Count every line below that contains "this", then state the total with no other output.
>> BEGIN
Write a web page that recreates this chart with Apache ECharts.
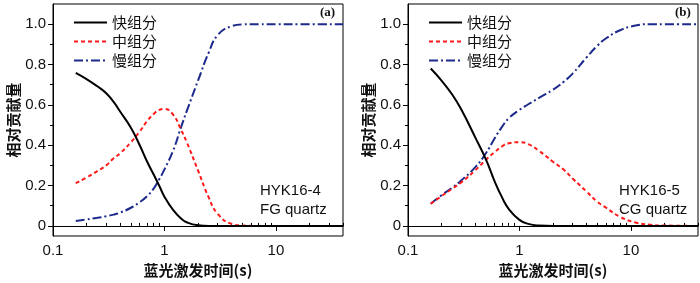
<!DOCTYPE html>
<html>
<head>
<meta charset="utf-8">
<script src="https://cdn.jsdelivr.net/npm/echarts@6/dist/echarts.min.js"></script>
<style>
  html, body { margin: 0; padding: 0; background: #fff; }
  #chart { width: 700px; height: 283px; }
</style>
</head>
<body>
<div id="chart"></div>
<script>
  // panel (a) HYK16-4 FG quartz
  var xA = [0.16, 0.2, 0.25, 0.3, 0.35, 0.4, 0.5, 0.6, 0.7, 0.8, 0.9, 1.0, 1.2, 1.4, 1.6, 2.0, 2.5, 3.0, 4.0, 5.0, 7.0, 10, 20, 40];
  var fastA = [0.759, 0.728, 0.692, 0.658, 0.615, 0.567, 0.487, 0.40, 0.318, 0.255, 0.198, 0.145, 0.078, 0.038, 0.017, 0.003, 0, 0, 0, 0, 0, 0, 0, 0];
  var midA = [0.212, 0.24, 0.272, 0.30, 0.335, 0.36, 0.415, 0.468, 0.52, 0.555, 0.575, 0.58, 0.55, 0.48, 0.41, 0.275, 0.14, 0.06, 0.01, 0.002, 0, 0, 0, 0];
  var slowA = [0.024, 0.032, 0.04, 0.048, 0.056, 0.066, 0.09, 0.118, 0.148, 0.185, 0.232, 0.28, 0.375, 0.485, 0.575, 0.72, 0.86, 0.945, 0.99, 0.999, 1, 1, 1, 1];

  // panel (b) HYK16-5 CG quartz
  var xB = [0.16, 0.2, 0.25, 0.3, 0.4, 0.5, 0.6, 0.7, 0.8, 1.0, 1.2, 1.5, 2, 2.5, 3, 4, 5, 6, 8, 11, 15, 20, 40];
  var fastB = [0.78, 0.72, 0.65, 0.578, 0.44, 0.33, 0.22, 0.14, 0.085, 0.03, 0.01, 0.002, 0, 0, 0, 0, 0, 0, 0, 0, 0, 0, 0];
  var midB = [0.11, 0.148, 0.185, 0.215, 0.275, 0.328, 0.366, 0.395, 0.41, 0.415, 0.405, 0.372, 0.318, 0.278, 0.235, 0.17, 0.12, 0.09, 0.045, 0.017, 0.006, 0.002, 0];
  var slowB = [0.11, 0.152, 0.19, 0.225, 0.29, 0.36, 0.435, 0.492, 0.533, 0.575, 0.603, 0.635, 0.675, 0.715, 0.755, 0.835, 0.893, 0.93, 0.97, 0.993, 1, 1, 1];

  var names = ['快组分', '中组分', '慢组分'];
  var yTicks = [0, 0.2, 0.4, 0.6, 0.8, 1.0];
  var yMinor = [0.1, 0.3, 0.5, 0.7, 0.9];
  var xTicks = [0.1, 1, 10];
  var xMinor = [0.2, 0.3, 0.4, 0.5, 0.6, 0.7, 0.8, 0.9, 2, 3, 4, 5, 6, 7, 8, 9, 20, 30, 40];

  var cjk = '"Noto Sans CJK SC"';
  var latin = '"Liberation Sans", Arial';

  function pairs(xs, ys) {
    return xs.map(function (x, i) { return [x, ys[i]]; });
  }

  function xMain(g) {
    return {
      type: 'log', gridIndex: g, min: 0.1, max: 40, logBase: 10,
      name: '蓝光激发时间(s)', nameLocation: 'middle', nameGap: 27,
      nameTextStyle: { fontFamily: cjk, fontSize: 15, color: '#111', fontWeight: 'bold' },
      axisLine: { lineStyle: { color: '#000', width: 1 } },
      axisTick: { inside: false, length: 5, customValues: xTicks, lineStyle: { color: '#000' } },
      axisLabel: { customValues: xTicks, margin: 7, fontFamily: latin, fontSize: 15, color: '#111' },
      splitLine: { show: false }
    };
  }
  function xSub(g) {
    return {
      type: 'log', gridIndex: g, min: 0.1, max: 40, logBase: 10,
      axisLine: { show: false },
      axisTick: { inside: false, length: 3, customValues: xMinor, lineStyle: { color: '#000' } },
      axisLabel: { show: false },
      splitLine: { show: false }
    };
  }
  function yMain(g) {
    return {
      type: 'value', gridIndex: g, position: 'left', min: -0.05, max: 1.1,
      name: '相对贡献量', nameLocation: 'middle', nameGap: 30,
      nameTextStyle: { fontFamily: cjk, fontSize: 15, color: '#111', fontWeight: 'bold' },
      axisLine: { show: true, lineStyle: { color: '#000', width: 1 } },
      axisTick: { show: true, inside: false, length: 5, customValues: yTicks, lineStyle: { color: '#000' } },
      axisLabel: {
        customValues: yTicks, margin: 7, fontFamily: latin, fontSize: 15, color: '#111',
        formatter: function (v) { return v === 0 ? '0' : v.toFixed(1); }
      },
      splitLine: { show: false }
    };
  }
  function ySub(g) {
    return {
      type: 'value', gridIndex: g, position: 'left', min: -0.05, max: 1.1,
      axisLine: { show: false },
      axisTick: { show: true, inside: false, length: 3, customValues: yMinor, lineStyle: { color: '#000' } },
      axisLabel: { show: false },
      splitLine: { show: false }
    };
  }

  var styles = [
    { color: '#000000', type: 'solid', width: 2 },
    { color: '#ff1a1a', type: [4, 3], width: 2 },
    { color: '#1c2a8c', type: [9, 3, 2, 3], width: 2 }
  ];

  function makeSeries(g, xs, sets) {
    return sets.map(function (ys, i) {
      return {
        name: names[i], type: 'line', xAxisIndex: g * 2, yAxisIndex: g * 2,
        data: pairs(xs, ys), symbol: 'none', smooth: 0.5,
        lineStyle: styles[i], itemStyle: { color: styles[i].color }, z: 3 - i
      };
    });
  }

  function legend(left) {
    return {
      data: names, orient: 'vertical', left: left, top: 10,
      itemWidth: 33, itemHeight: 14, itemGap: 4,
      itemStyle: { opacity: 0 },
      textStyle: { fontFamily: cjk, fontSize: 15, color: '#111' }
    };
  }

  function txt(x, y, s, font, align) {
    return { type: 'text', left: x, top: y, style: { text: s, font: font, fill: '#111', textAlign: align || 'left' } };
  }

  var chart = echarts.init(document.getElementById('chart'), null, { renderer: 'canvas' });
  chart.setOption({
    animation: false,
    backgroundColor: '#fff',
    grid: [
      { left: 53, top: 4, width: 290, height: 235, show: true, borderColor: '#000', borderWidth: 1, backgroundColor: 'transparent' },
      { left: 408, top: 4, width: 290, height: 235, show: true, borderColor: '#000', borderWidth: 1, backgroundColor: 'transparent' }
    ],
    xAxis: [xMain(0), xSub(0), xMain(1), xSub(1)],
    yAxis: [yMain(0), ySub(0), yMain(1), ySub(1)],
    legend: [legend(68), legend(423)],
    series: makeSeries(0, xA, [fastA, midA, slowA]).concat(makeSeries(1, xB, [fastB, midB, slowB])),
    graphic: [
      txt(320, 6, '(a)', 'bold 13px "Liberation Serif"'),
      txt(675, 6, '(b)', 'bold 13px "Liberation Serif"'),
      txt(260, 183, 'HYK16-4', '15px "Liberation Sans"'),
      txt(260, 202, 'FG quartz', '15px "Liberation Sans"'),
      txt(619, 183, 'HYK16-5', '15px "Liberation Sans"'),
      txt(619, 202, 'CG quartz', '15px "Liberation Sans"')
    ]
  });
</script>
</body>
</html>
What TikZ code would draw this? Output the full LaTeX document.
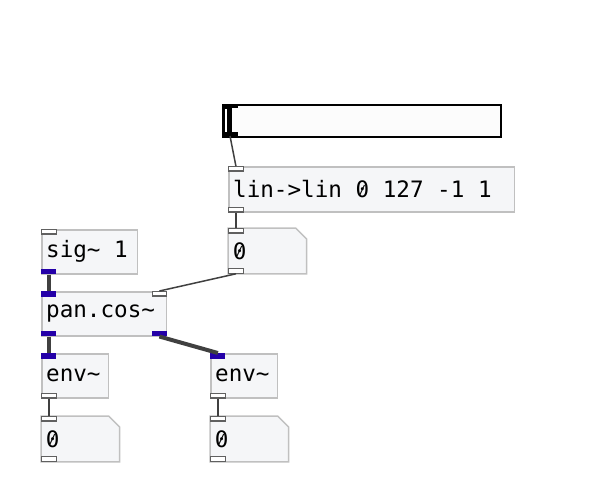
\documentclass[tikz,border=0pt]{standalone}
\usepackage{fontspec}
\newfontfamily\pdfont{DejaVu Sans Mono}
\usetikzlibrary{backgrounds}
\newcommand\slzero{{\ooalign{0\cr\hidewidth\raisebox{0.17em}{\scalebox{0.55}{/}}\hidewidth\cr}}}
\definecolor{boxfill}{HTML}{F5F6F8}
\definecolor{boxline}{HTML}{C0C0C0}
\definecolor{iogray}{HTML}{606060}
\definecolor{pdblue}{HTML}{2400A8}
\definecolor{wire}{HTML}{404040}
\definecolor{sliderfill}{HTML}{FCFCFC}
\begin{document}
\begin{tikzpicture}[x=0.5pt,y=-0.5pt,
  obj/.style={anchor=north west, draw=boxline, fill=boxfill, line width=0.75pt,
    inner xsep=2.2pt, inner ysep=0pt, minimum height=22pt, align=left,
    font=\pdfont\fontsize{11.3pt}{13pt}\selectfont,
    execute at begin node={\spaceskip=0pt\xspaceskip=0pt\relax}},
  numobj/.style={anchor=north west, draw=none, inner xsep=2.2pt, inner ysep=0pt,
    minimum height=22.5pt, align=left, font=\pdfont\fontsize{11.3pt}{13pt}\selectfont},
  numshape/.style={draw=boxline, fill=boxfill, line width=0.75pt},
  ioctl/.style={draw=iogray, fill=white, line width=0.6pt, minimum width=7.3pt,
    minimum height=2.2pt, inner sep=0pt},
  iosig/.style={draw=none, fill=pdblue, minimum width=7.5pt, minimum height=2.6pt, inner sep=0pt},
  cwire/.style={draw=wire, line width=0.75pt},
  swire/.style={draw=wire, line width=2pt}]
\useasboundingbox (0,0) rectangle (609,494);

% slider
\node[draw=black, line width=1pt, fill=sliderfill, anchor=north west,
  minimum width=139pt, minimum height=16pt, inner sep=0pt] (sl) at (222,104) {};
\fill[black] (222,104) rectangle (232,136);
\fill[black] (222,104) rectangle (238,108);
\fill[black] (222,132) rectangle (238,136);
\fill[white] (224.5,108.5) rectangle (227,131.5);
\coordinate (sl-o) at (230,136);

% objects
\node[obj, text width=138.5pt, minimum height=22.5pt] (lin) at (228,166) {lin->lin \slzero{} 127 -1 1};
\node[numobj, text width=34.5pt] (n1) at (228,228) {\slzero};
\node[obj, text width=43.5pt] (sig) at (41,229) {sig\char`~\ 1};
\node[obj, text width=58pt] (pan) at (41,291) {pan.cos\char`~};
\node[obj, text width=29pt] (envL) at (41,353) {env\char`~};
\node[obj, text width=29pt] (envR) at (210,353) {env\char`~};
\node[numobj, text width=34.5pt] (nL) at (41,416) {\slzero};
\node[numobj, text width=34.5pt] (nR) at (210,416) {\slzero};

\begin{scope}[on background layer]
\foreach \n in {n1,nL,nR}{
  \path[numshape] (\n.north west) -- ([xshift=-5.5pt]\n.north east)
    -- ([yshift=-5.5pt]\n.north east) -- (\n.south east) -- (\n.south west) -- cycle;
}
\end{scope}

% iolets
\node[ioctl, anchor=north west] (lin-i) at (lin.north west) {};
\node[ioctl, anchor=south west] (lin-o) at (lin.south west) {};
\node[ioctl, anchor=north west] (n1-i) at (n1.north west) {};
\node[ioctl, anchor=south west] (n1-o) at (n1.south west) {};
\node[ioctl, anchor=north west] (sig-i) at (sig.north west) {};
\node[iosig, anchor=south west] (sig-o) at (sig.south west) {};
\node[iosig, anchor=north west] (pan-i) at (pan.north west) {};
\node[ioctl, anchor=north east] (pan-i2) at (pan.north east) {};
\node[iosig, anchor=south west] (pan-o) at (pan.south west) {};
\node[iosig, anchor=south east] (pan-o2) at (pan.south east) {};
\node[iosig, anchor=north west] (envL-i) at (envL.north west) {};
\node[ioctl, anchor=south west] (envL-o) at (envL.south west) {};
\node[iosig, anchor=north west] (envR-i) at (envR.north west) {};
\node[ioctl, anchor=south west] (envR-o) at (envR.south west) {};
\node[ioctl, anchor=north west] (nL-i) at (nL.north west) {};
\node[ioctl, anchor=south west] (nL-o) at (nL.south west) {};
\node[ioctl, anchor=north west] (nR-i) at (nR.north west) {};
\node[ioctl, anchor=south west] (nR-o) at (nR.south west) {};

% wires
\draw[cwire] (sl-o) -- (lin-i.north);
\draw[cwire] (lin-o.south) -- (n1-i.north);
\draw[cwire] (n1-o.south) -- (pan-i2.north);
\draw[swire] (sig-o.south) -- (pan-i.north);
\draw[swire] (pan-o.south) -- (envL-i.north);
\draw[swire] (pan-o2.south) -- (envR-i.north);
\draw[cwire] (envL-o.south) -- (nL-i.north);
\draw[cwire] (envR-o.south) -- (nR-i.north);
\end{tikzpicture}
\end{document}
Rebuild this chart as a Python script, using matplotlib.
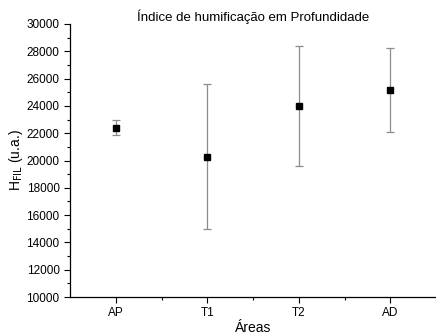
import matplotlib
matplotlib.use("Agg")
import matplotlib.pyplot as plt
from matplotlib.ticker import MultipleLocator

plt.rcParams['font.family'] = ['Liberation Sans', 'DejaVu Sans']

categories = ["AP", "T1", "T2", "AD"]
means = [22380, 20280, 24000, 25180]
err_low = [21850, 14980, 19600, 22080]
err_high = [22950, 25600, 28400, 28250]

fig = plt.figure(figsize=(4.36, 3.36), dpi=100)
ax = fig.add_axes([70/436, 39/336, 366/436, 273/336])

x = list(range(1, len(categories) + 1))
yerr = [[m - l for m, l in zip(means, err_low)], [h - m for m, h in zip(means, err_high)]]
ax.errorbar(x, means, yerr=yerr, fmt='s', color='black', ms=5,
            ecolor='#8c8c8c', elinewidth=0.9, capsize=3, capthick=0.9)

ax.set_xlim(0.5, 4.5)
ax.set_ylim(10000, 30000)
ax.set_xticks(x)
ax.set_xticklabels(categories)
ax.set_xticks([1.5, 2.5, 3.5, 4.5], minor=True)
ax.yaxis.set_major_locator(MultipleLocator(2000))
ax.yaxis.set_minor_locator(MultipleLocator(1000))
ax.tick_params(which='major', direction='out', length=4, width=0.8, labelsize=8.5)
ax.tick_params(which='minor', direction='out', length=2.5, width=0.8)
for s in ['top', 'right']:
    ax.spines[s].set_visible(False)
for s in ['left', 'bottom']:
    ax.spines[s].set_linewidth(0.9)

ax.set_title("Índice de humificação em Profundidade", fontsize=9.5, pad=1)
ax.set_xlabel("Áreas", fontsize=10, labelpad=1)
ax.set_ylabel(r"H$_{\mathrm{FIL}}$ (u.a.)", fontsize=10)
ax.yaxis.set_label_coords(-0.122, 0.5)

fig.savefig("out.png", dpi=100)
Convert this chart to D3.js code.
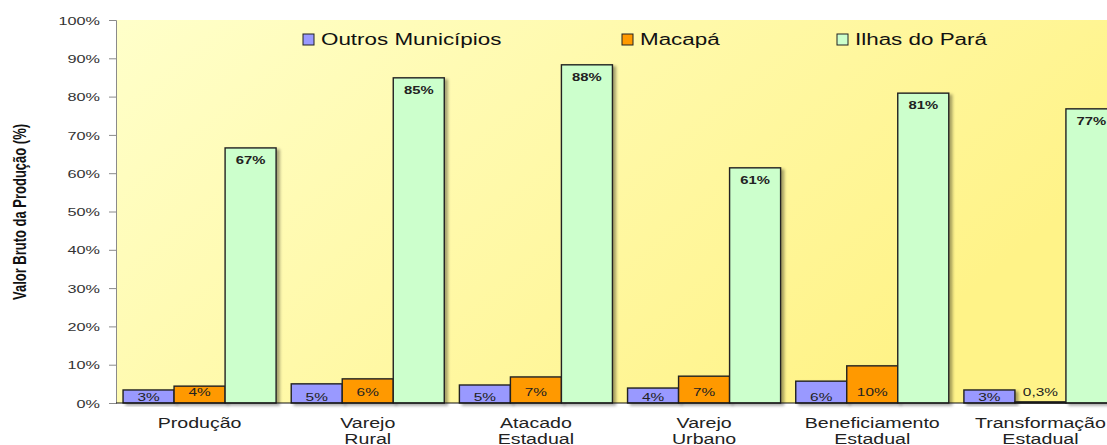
>> END
**Problem solution**: 4